◆ Work required ◆
Produce an exact transcription of the listing below, omitting the pictures.

◆ Recorded data ◆

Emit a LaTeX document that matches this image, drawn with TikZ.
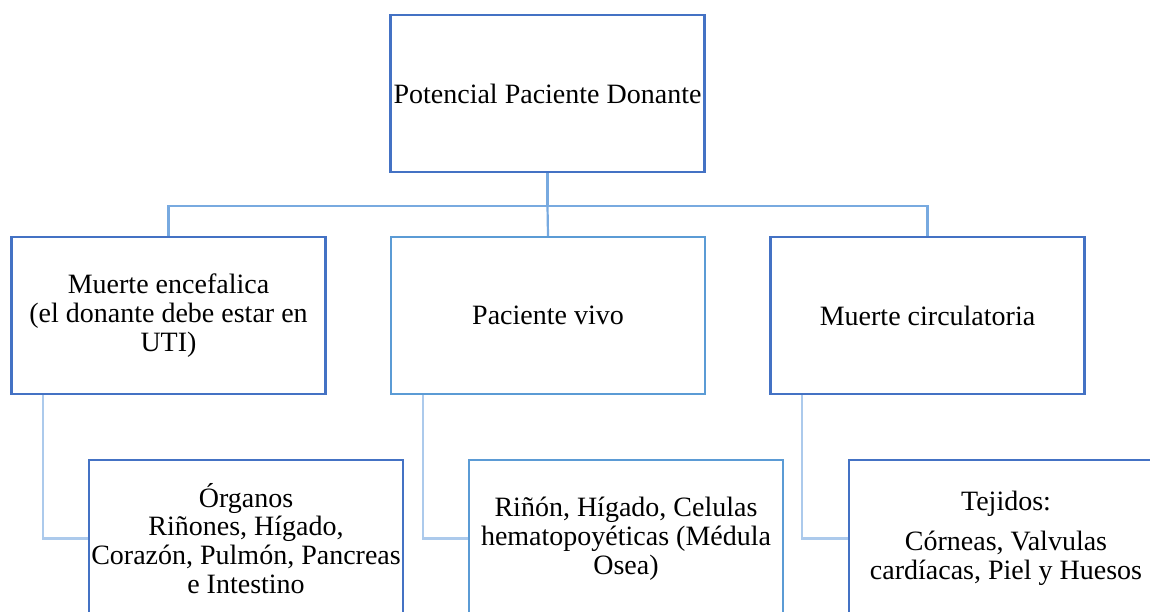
\documentclass[tikz,border=0pt]{standalone}
\usepackage{fontspec}
\setmainfont{Liberation Serif}
\newfontfamily\tnr{Liberation Serif}
\definecolor{bdark}{RGB}{68,114,196}
\definecolor{bmid}{RGB}{91,155,213}
\definecolor{cone}{RGB}{120,170,224}
\definecolor{ctwo}{RGB}{172,202,236}
\tikzset{
  box/.style={draw=bdark, line width=2.4pt, fill=white, minimum width=314pt, minimum height=157pt,
    inner sep=0pt, align=center, font=\tnr\fontsize{28}{28.8}\selectfont},
  boxmid/.style={box, draw=bmid},
  frame/.style={draw=bdark, line width=2.4pt, minimum width=314pt, minimum height=157pt, inner sep=0pt},
  framemid/.style={frame, draw=bmid},
  linkone/.style={draw=cone, line width=2.2pt},
  linktwo/.style={draw=ctwo, line width=2.2pt}
}
\begin{document}
\begin{tikzpicture}[x=1pt,y=-1pt]
\useasboundingbox (0,0) rectangle (1150,611);
\clip (0,0) rectangle (1150,611);
\fill[white] (0,0) rectangle (1150,611);
% nodes
\node[box] (top) at (547.5,93.5) {Potencial Paciente Donante};
\node[box] (l2a) at (168.5,315.5) {Muerte encefalica\\(el donante debe estar en\\UTI)};
\node[boxmid] (l2b) at (548,315.5) {Paciente vivo};
\node[box] (l2c) at (927.5,315.5) {Muerte circulatoria};
\node[box] (l3a) at (246,538.5) {Órganos\\Riñones, Hígado,\\Corazón, Pulmón, Pancreas\\e Intestino};
\node[boxmid] (l3b) at (626,538.5) {Riñón, Hígado, Celulas\\hematopoyéticas (Médula\\Osea)};
\node[box] (l3c) at (1006,538.5) {Tejidos:\\[11pt]Córneas, Valvulas\\cardíacas, Piel y Huesos};
% connectors
\draw[linkone] (top.south) -- ++(0,33) coordinate (bar);
\draw[linkone] (l2a.north) |- (bar) -| (l2c.north);
\draw[linkone] (bar) -- (l2b.north);
\draw[linktwo] ([xshift=-125.5pt]l2a.south) |- (l3a.west);
\draw[linktwo] ([xshift=-125pt]l2b.south) |- (l3b.west);
\draw[linktwo] ([xshift=-125.5pt]l2c.south) |- (l3c.west);
% box borders on top of connector ends
\node[frame] at (top) {};
\node[frame] at (l2a) {};
\node[framemid] at (l2b) {};
\node[frame] at (l2c) {};
\node[frame] at (l3a) {};
\node[framemid] at (l3b) {};
\node[frame] at (l3c) {};
\end{tikzpicture}
\end{document}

◆ Exercise answer ◆
Emit a LaTeX document that matches this image, drawn with TikZ.
\documentclass[tikz,border=0pt]{standalone}
\usepackage{fontspec}
\setmainfont{Liberation Serif}
\newfontfamily\tnr{Liberation Serif}
\definecolor{bdark}{RGB}{68,114,196}
\definecolor{bmid}{RGB}{91,155,213}
\definecolor{cone}{RGB}{120,170,224}
\definecolor{ctwo}{RGB}{172,202,236}
\tikzset{
  box/.style={draw=bdark, line width=2.4pt, fill=white, minimum width=314pt, minimum height=157pt,
    inner sep=0pt, align=center, font=\tnr\fontsize{28}{28.8}\selectfont},
  boxmid/.style={box, draw=bmid},
  frame/.style={draw=bdark, line width=2.4pt, minimum width=314pt, minimum height=157pt, inner sep=0pt},
  framemid/.style={frame, draw=bmid},
  linkone/.style={draw=cone, line width=2.2pt},
  linktwo/.style={draw=ctwo, line width=2.2pt}
}
\begin{document}
\begin{tikzpicture}[x=1pt,y=-1pt]
\useasboundingbox (0,0) rectangle (1150,611);
\clip (0,0) rectangle (1150,611);
\fill[white] (0,0) rectangle (1150,611);
% nodes
\node[box] (top) at (547.5,93.5) {Potencial Paciente Donante};
\node[box] (l2a) at (168.5,315.5) {Muerte encefalica\\(el donante debe estar en\\UTI)};
\node[boxmid] (l2b) at (548,315.5) {Paciente vivo};
\node[box] (l2c) at (927.5,315.5) {Muerte circulatoria};
\node[box] (l3a) at (246,538.5) {Órganos\\Riñones, Hígado,\\Corazón, Pulmón, Pancreas\\e Intestino};
\node[boxmid] (l3b) at (626,538.5) {Riñón, Hígado, Celulas\\hematopoyéticas (Médula\\Osea)};
\node[box] (l3c) at (1006,538.5) {Tejidos:\\[11pt]Córneas, Valvulas\\cardíacas, Piel y Huesos};
% connectors
\draw[linkone] (top.south) -- ++(0,33) coordinate (bar);
\draw[linkone] (l2a.north) |- (bar) -| (l2c.north);
\draw[linkone] (bar) -- (l2b.north);
\draw[linktwo] ([xshift=-125.5pt]l2a.south) |- (l3a.west);
\draw[linktwo] ([xshift=-125pt]l2b.south) |- (l3b.west);
\draw[linktwo] ([xshift=-125.5pt]l2c.south) |- (l3c.west);
% box borders on top of connector ends
\node[frame] at (top) {};
\node[frame] at (l2a) {};
\node[framemid] at (l2b) {};
\node[frame] at (l2c) {};
\node[frame] at (l3a) {};
\node[framemid] at (l3b) {};
\node[frame] at (l3c) {};
\end{tikzpicture}
\end{document}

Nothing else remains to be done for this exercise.